=== Information shown ===

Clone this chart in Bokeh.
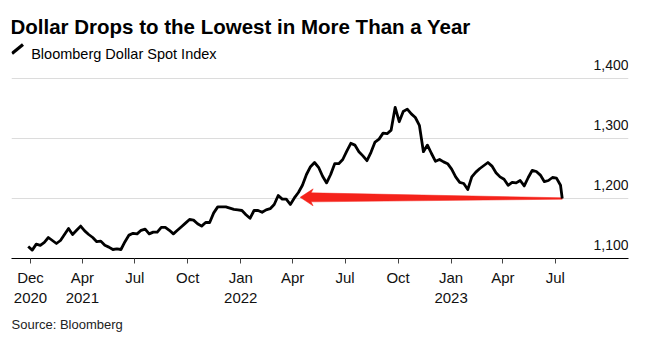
import numpy as np
import pandas as pd
from bokeh.plotting import figure
from bokeh.models import Range1d, FixedTicker, Label, LabelSet, ColumnDataSource, Arrow, Title
from bokeh.core.properties import value
from bokeh.embed import file_html
from bokeh.resources import INLINE

TITLE = "Dollar Drops to the Lowest in More Than a Year"
SUBTITLE = "Bloomberg Dollar Spot Index"
SOURCE = "Source: Bloomberg"

# weekly readings of the Bloomberg Dollar Spot Index (Mondays from 2020-12-28)
week_start = "2020-12-28"
index_values = [
    1120, 1114, 1124, 1122, 1127, 1135, 1130, 1125, 1130, 1140,
    1150, 1140, 1147, 1154, 1146, 1140, 1135, 1128, 1129, 1122,
    1119, 1115, 1116, 1115, 1128, 1139, 1142, 1141, 1147, 1149,
    1141, 1144, 1144, 1152, 1152, 1147, 1141, 1147, 1153, 1159,
    1165, 1164, 1158, 1154, 1160, 1160, 1176, 1186, 1186, 1186,
    1184, 1182, 1181, 1180, 1173, 1167, 1180, 1180, 1177, 1181,
    1183, 1190, 1205, 1199, 1199, 1190, 1201, 1210, 1222, 1240,
    1253, 1260, 1252, 1237, 1226, 1240, 1258, 1258, 1265, 1279,
    1292, 1289, 1278, 1271, 1263, 1277, 1294, 1299, 1309, 1308,
    1314, 1352, 1328, 1345, 1349, 1341, 1335, 1322, 1278, 1289,
    1275, 1262, 1265, 1261, 1258, 1249, 1236, 1227, 1225, 1215,
    1236, 1244, 1250, 1255, 1260, 1254, 1243, 1236, 1232, 1222,
    1227, 1226, 1230, 1221, 1235, 1247, 1245, 1239, 1228, 1230,
    1235, 1234, 1222,
]
last_date = "2023-07-13"
last_value = 1200

tick_dates = ["2021-01-01", "2021-04-01", "2021-07-01", "2021-10-01",
              "2022-01-01", "2022-04-01", "2022-07-01", "2022-10-01",
              "2023-01-01", "2023-04-01", "2023-07-01"]
tick_labels = ["Dec\n2020", "Apr\n2021", "Jul", "Oct", "Jan\n2022", "Apr",
               "Jul", "Oct", "Jan\n2023", "Apr", "Jul"]
y_ticks = [1100, 1200, 1300, 1400]
y_tick_labels = ["1,100", "1,200", "1,300", "1,400"]

arrow_tail = ("2023-07-13", 1200)
arrow_tip = ("2022-04-14", 1202)

RED = "#f5231b"

dates = list(pd.date_range(week_start, periods=len(index_values), freq="7D")) + [pd.Timestamp(last_date)]
vals = index_values + [last_value]

W, H = 645, 342
ML, MR, MT, MB = 11, 17, 0, 84
FW, FH = W - ML - MR, H - MT - MB
PX_PER_UNIT = 0.6

x0, x1 = pd.Timestamp("2020-11-29"), pd.Timestamp("2023-11-05")
y0 = 1100
y1 = y0 + FH / PX_PER_UNIT

p = figure(width=W, height=H, x_axis_type="datetime", title=None,
           x_range=Range1d(x0, x1), y_range=Range1d(y0, y1),
           output_backend="svg", toolbar_location=None,
           min_border_left=ML, min_border_right=MR, min_border_top=MT, min_border_bottom=MB)
p.outline_line_color = None
p.background_fill_color = "white"
p.border_fill_color = "white"

# grid
p.xgrid.visible = False
p.yaxis.visible = False
p.ygrid.ticker = FixedTicker(ticks=[t for t in y_ticks if t > y0])
p.ygrid.grid_line_color = "#dcdcdc"
p.ygrid.grid_line_width = 1

# x axis
tick_ms = [pd.Timestamp(d).value / 1e6 for d in tick_dates]
ax = p.xaxis[0]
ax.ticker = FixedTicker(ticks=tick_ms)
ax.major_label_overrides = {t: l for t, l in zip(tick_ms, tick_labels)}
ax.axis_line_color = "black"
ax.axis_line_width = 1
ax.major_tick_line_color = "#444444"
ax.major_tick_in = 0
ax.major_tick_out = 5
ax.minor_tick_line_color = None
ax.major_label_text_font = "Liberation Sans"
ax.major_label_text_font_size = "15px"
ax.major_label_text_color = "#111111"
ax.major_label_standoff = 5

# red arrow (tapered polygon anchored on data points)
ppd = FW / ((x1 - x0).total_seconds() / 86400)
ppu = FH / (y1 - y0)
tip_t, tip_v = pd.Timestamp(arrow_tip[0]), arrow_tip[1]
tail_t, tail_v = pd.Timestamp(arrow_tail[0]), arrow_tail[1]
dx = (tail_t - tip_t).total_seconds() / 86400 * ppd
dy = (tail_v - tip_v) * ppu
L = np.hypot(dx, dy)
u = np.array([dx, dy]) / L
v = np.array([-u[1], u[0]])
shape = [(0, 0), (13, 8.5), (11, 4.5), (L, 0.7), (L, -0.7), (11, -4.5), (13, -8.5)]
ax_x, ax_y = [], []
for s, n in shape:
    px = s * u + n * v
    ax_x.append(tip_t + pd.Timedelta(days=px[0] / ppd))
    ax_y.append(tip_v + px[1] / ppu)
p.patch(ax_x, ax_y, fill_color=RED, line_color=RED, line_width=0.5)

# series
p.line(dates, vals, line_color="black", line_width=2.8, line_join="round")

# y tick labels above grid lines at right
ysrc = ColumnDataSource(dict(x=[x1] * len(y_ticks), y=y_ticks, t=y_tick_labels))
p.add_layout(LabelSet(x="x", y="y", text="t", source=ysrc, text_align="right",
                      text_baseline="alphabetic", y_offset=8.5,
                      text_font=value("Liberation Sans"), text_font_size=value("14px"),
                      text_color="#111111"))

# titles (inside the frame, which reaches the top of the canvas)
p.add_layout(Label(x=-1, y=232, x_units="screen", y_units="screen", text=TITLE,
                   text_font="Liberation Sans", text_font_style="bold",
                   text_font_size="20.5px", text_color="black", text_baseline="alphabetic"))
p.add_layout(Label(x=19.7, y=205, x_units="screen", y_units="screen", text=SUBTITLE,
                   text_font="Liberation Sans", text_font_size="14.5px",
                   text_color="black", text_baseline="alphabetic"))
p.add_layout(Arrow(x_start=0.5, y_start=205, x_end=11.5, y_end=214,
                   start_units="screen", end_units="screen", end=None,
                   line_width=3.2, line_color="black", line_cap="butt"))

# source note below the axis
p.add_layout(Title(text=SOURCE, align="left", text_font="Liberation Sans",
                   text_font_size="13px", text_font_style="normal",
                   text_color="#222222", standoff=12), "below")

open("out.html", "w").write(file_html(p, INLINE))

===

Copy out all of the material exactly as written, without its pictures.

Clone this chart in Bokeh.
import numpy as np
import pandas as pd
from bokeh.plotting import figure
from bokeh.models import Range1d, FixedTicker, Label, LabelSet, ColumnDataSource, Arrow, Title
from bokeh.core.properties import value
from bokeh.embed import file_html
from bokeh.resources import INLINE

TITLE = "Dollar Drops to the Lowest in More Than a Year"
SUBTITLE = "Bloomberg Dollar Spot Index"
SOURCE = "Source: Bloomberg"

# weekly readings of the Bloomberg Dollar Spot Index (Mondays from 2020-12-28)
week_start = "2020-12-28"
index_values = [
    1120, 1114, 1124, 1122, 1127, 1135, 1130, 1125, 1130, 1140,
    1150, 1140, 1147, 1154, 1146, 1140, 1135, 1128, 1129, 1122,
    1119, 1115, 1116, 1115, 1128, 1139, 1142, 1141, 1147, 1149,
    1141, 1144, 1144, 1152, 1152, 1147, 1141, 1147, 1153, 1159,
    1165, 1164, 1158, 1154, 1160, 1160, 1176, 1186, 1186, 1186,
    1184, 1182, 1181, 1180, 1173, 1167, 1180, 1180, 1177, 1181,
    1183, 1190, 1205, 1199, 1199, 1190, 1201, 1210, 1222, 1240,
    1253, 1260, 1252, 1237, 1226, 1240, 1258, 1258, 1265, 1279,
    1292, 1289, 1278, 1271, 1263, 1277, 1294, 1299, 1309, 1308,
    1314, 1352, 1328, 1345, 1349, 1341, 1335, 1322, 1278, 1289,
    1275, 1262, 1265, 1261, 1258, 1249, 1236, 1227, 1225, 1215,
    1236, 1244, 1250, 1255, 1260, 1254, 1243, 1236, 1232, 1222,
    1227, 1226, 1230, 1221, 1235, 1247, 1245, 1239, 1228, 1230,
    1235, 1234, 1222,
]
last_date = "2023-07-13"
last_value = 1200

tick_dates = ["2021-01-01", "2021-04-01", "2021-07-01", "2021-10-01",
              "2022-01-01", "2022-04-01", "2022-07-01", "2022-10-01",
              "2023-01-01", "2023-04-01", "2023-07-01"]
tick_labels = ["Dec\n2020", "Apr\n2021", "Jul", "Oct", "Jan\n2022", "Apr",
               "Jul", "Oct", "Jan\n2023", "Apr", "Jul"]
y_ticks = [1100, 1200, 1300, 1400]
y_tick_labels = ["1,100", "1,200", "1,300", "1,400"]

arrow_tail = ("2023-07-13", 1200)
arrow_tip = ("2022-04-14", 1202)

RED = "#f5231b"

dates = list(pd.date_range(week_start, periods=len(index_values), freq="7D")) + [pd.Timestamp(last_date)]
vals = index_values + [last_value]

W, H = 645, 342
ML, MR, MT, MB = 11, 17, 0, 84
FW, FH = W - ML - MR, H - MT - MB
PX_PER_UNIT = 0.6

x0, x1 = pd.Timestamp("2020-11-29"), pd.Timestamp("2023-11-05")
y0 = 1100
y1 = y0 + FH / PX_PER_UNIT

p = figure(width=W, height=H, x_axis_type="datetime", title=None,
           x_range=Range1d(x0, x1), y_range=Range1d(y0, y1),
           output_backend="svg", toolbar_location=None,
           min_border_left=ML, min_border_right=MR, min_border_top=MT, min_border_bottom=MB)
p.outline_line_color = None
p.background_fill_color = "white"
p.border_fill_color = "white"

# grid
p.xgrid.visible = False
p.yaxis.visible = False
p.ygrid.ticker = FixedTicker(ticks=[t for t in y_ticks if t > y0])
p.ygrid.grid_line_color = "#dcdcdc"
p.ygrid.grid_line_width = 1

# x axis
tick_ms = [pd.Timestamp(d).value / 1e6 for d in tick_dates]
ax = p.xaxis[0]
ax.ticker = FixedTicker(ticks=tick_ms)
ax.major_label_overrides = {t: l for t, l in zip(tick_ms, tick_labels)}
ax.axis_line_color = "black"
ax.axis_line_width = 1
ax.major_tick_line_color = "#444444"
ax.major_tick_in = 0
ax.major_tick_out = 5
ax.minor_tick_line_color = None
ax.major_label_text_font = "Liberation Sans"
ax.major_label_text_font_size = "15px"
ax.major_label_text_color = "#111111"
ax.major_label_standoff = 5

# red arrow (tapered polygon anchored on data points)
ppd = FW / ((x1 - x0).total_seconds() / 86400)
ppu = FH / (y1 - y0)
tip_t, tip_v = pd.Timestamp(arrow_tip[0]), arrow_tip[1]
tail_t, tail_v = pd.Timestamp(arrow_tail[0]), arrow_tail[1]
dx = (tail_t - tip_t).total_seconds() / 86400 * ppd
dy = (tail_v - tip_v) * ppu
L = np.hypot(dx, dy)
u = np.array([dx, dy]) / L
v = np.array([-u[1], u[0]])
shape = [(0, 0), (13, 8.5), (11, 4.5), (L, 0.7), (L, -0.7), (11, -4.5), (13, -8.5)]
ax_x, ax_y = [], []
for s, n in shape:
    px = s * u + n * v
    ax_x.append(tip_t + pd.Timedelta(days=px[0] / ppd))
    ax_y.append(tip_v + px[1] / ppu)
p.patch(ax_x, ax_y, fill_color=RED, line_color=RED, line_width=0.5)

# series
p.line(dates, vals, line_color="black", line_width=2.8, line_join="round")

# y tick labels above grid lines at right
ysrc = ColumnDataSource(dict(x=[x1] * len(y_ticks), y=y_ticks, t=y_tick_labels))
p.add_layout(LabelSet(x="x", y="y", text="t", source=ysrc, text_align="right",
                      text_baseline="alphabetic", y_offset=8.5,
                      text_font=value("Liberation Sans"), text_font_size=value("14px"),
                      text_color="#111111"))

# titles (inside the frame, which reaches the top of the canvas)
p.add_layout(Label(x=-1, y=232, x_units="screen", y_units="screen", text=TITLE,
                   text_font="Liberation Sans", text_font_style="bold",
                   text_font_size="20.5px", text_color="black", text_baseline="alphabetic"))
p.add_layout(Label(x=19.7, y=205, x_units="screen", y_units="screen", text=SUBTITLE,
                   text_font="Liberation Sans", text_font_size="14.5px",
                   text_color="black", text_baseline="alphabetic"))
p.add_layout(Arrow(x_start=0.5, y_start=205, x_end=11.5, y_end=214,
                   start_units="screen", end_units="screen", end=None,
                   line_width=3.2, line_color="black", line_cap="butt"))

# source note below the axis
p.add_layout(Title(text=SOURCE, align="left", text_font="Liberation Sans",
                   text_font_size="13px", text_font_style="normal",
                   text_color="#222222", standoff=12), "below")

open("out.html", "w").write(file_html(p, INLINE))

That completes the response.